President’s visit strengthens Scotland-Malawi ties
This past week I have had the honour of welcoming President Joyce Banda to Scotland in celebration of 200th anniversary of the birth of David Livingstone.
Livingstone was born in the Lanarkshire town of Blantyre and is renowned by Scots as an African explorer and missionary, and by the people of Malawi as a pioneering social reformer.
Although, in many ways, Dr David Livingstone personifies the historical links between our two nations, nearly every parish across Scotland can draw its own connection with Africa’s ‘warm heart’. Indeed many of these connections find their roots in Aberdeenshire.
Between 1914 and 1921, the Rev Alexander Gillon Macalpine ministered in the North East parish of Monquhitter and New Byth. His term here followed several years of ministry and missionary work in Nyasaland, modern-day Malawi. Indeed, Macalpine served as the very first Clerk of the Synod of the Church of Central Africa Presbyterian and was responsible for collating one of the earliest dictionaries of the Chitonga language, and translating the New Testament into Chitonga.

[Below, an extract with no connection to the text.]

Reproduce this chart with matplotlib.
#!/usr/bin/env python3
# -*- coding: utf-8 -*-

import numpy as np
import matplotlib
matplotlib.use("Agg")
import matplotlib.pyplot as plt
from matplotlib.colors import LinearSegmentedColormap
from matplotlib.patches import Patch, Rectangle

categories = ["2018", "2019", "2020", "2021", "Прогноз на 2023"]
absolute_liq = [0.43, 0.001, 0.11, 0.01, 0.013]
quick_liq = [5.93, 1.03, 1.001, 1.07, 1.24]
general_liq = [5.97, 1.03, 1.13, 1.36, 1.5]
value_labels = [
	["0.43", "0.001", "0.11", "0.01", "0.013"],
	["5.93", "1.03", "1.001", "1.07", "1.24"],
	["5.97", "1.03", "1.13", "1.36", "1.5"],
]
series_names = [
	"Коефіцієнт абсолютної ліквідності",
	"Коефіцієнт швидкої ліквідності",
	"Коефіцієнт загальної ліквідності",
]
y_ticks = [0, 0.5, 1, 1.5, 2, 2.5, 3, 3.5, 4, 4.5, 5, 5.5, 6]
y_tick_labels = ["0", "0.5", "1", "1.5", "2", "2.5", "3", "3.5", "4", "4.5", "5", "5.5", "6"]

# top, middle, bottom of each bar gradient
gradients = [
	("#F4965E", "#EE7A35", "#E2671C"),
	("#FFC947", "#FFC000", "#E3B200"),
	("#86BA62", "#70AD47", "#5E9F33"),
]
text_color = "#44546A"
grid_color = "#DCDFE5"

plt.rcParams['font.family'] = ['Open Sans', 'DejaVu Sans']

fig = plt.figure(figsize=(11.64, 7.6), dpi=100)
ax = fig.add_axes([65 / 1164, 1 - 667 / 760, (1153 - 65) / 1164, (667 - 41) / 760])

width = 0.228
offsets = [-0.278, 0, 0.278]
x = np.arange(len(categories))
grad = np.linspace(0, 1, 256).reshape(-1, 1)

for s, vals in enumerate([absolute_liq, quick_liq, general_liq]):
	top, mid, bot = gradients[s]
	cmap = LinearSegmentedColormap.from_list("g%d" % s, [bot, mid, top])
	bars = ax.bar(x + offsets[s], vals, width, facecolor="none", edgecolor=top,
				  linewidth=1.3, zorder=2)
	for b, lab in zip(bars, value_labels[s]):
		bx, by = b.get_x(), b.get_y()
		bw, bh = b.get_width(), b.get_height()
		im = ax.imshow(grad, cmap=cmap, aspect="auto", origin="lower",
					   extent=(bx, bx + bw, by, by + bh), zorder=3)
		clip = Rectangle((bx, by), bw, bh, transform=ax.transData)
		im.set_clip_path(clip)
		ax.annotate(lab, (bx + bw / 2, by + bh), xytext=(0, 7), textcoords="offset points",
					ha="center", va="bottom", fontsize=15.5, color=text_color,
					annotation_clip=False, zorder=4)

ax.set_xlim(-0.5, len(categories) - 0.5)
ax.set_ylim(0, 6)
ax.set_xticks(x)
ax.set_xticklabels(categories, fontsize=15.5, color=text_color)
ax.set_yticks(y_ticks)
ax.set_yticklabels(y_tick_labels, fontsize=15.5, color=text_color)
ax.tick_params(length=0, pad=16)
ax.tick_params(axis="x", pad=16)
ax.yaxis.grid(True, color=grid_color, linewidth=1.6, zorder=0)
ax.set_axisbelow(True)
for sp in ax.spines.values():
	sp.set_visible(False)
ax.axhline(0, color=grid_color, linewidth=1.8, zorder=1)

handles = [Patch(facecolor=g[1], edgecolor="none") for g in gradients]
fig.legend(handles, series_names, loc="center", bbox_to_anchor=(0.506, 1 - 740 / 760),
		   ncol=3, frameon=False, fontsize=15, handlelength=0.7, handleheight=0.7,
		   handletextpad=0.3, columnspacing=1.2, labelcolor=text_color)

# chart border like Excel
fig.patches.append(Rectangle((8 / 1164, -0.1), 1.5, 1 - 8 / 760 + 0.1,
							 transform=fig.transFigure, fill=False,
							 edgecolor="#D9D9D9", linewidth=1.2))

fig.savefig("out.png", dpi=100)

The historical links forged between Aberdeenshire and Malawi, and between many of Scotland’s communities and the African nation, remain strong to this day. For example, Aberdeenshire’s own ‘FROM. Scotland’ (Famine relief for orphans in Malawi) has in recent years raised over £250,000 for families in Malawi. At the end of this month FROM Scotland plan to ship a container of medical supplies and equipment, hospital beds, clothes, toys and sewing machines to Malawi. It is encouraging and inspiring that these links are being maintained and continue to make such a positive contribution to the lives of Malawians.
President Banda’s visit presents an opportunity for us to reaffirm our commitment to our sister nation in Africa, with whom we share a great deal of history.

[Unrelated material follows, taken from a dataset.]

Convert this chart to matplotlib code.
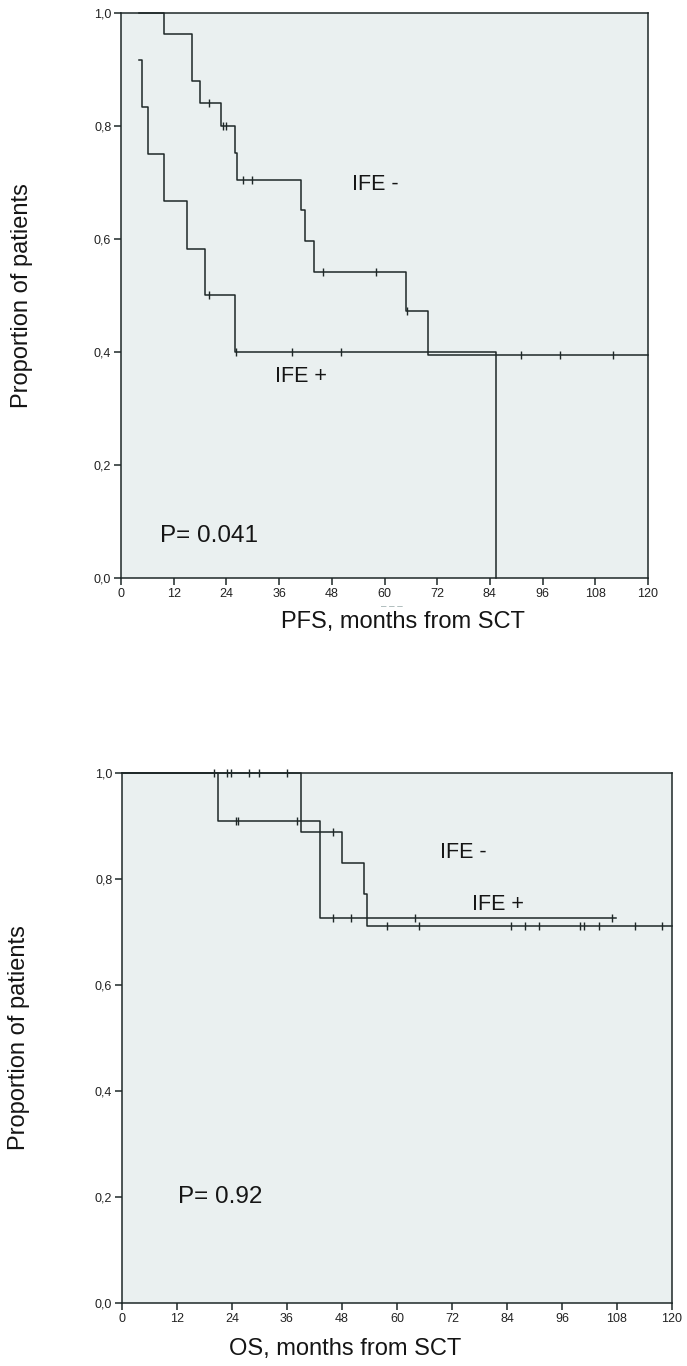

The Scottish Government has recently committed £5 million over the next three years to 15 projects run by Scottish organisations in Malawi. I look forward to what the continued fellowship between Scotland and Malawi will offer for both our nations in future years.
1 year milestone for greengrocer
Last week I visited The Green Grocer in Inverurie, to congratulate the Sorrie family on their first successful year in business. John and Connie Sorrie are probably best known for their locally produced Ola Oil, but decided to venture into the retail world with (by their own admission) little experience.

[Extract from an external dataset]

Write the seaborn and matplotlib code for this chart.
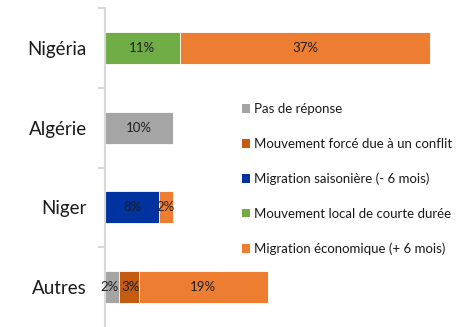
import matplotlib
matplotlib.use("Agg")
import matplotlib.pyplot as plt
from matplotlib.patches import Patch
from matplotlib.ticker import FixedLocator
import numpy as np
import pandas as pd
import seaborn as sns

# Destinations and share of respondents (%) per reason for leaving
categories = ["Nigéria", "Algérie", "Niger", "Autres"]
series_names = [
    "Pas de réponse",
    "Mouvement forcé due à un conflit",
    "Migration saisonière (- 6 mois)",
    "Mouvement local de courte durée",
    "Migration économique (+ 6 mois)",
]
pas_de_reponse = [0, 10, 0, 2]
mouvement_force = [0, 0, 0, 3]
migration_saisoniere = [0, 0, 8, 0]
mouvement_local = [11, 0, 0, 0]
migration_economique = [37, 0, 2, 19]

colors = ["#a5a5a5", "#c55a11", "#0033a0", "#70ad47", "#ed7d31"]

series_values = [pas_de_reponse, mouvement_force, migration_saisoniere,
                 mouvement_local, migration_economique]

sns.set_theme(style="white")
plt.rcParams["font.family"] = ["Lato", "DejaVu Sans"]

fig = plt.figure(figsize=(4.71, 3.27), dpi=100)
ax = fig.add_axes([105 / 471, 0.0, 1 - 105 / 471, 1 - 8 / 327])

vals = np.array(series_values, dtype=float)
cum = np.cumsum(vals, axis=0)

# Stacked bars: draw cumulative totals from the outermost segment inward
for i in range(len(series_names) - 1, -1, -1):
    df = pd.DataFrame({"cat": categories, "total": cum[i]})
    sns.barplot(data=df, x="total", y="cat", orient="h", color=colors[i],
                saturation=1, width=0.4, edgecolor="white", linewidth=0.6,
                ax=ax)

# Segment value labels; the two narrow neighbours in "Autres" are eased apart
label_shift = {(0, 3): -0.35, (1, 3): 0.3}
for i in range(len(series_names)):
    for j, cat in enumerate(categories):
        v = vals[i, j]
        if v <= 0:
            continue
        start = cum[i, j] - v
        ax.text(start + v / 2 + label_shift.get((i, j), 0.0), j,
                f"{int(v)}%", ha="center", va="center",
                fontsize=9.5, color="#1f1f1f", zorder=5)

ax.set_xlim(0, 54)
ax.set_ylim(3.5, -0.5)
ax.set_xlabel("")
ax.set_ylabel("")
ax.set_xticks([])

for side in ["top", "right", "bottom"]:
    ax.spines[side].set_visible(False)
ax.spines["left"].set_color("#d9d9d9")
ax.spines["left"].set_linewidth(1.5)

ax.tick_params(axis="y", which="major", length=0, pad=13, labelsize=13.5,
               labelcolor="#1a1a1a")
ax.yaxis.set_minor_locator(FixedLocator([-0.5, 0.5, 1.5, 2.5]))
ax.tick_params(axis="y", which="minor", length=5, width=1.5, color="#d9d9d9",
               left=True)

handles = [Patch(facecolor=c, edgecolor="none") for c in colors]
fig.legend(handles, series_names, loc="upper left",
           bbox_to_anchor=(237 / 471, 1 - 98 / 327), frameon=False,
           fontsize=9.5, handlelength=0.6, handleheight=0.6, handletextpad=0.3,
           labelspacing=1.72, borderaxespad=0, labelcolor="#1a1a1a")

fig.savefig("out.png", dpi=100)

I’m glad to see that this leap of faith has paid off for them and they have taken the business from strength to strength.
The Green Grocer predominantly stocks local, organic and Fair Trade produce with made-to-order vegetable boxes available for collection or delivery. They also supply a range of ‘Fly Cup’ baked goods – an excellent local charity that provides catering training opportunities for young adults with learning difficulties.
It is heartening to see local independent businesses across the constituency flourishing in spite of the economic challenges of recent years. The Scottish Government’s commitment to maintaining the Small Business Bonus has helped many small businesses, such as the Green Grocer, in recent years. The scheme continues to save local firms up to £4500 a year in business rates, giving a valuable boost in terms of local employment and the health of our communities.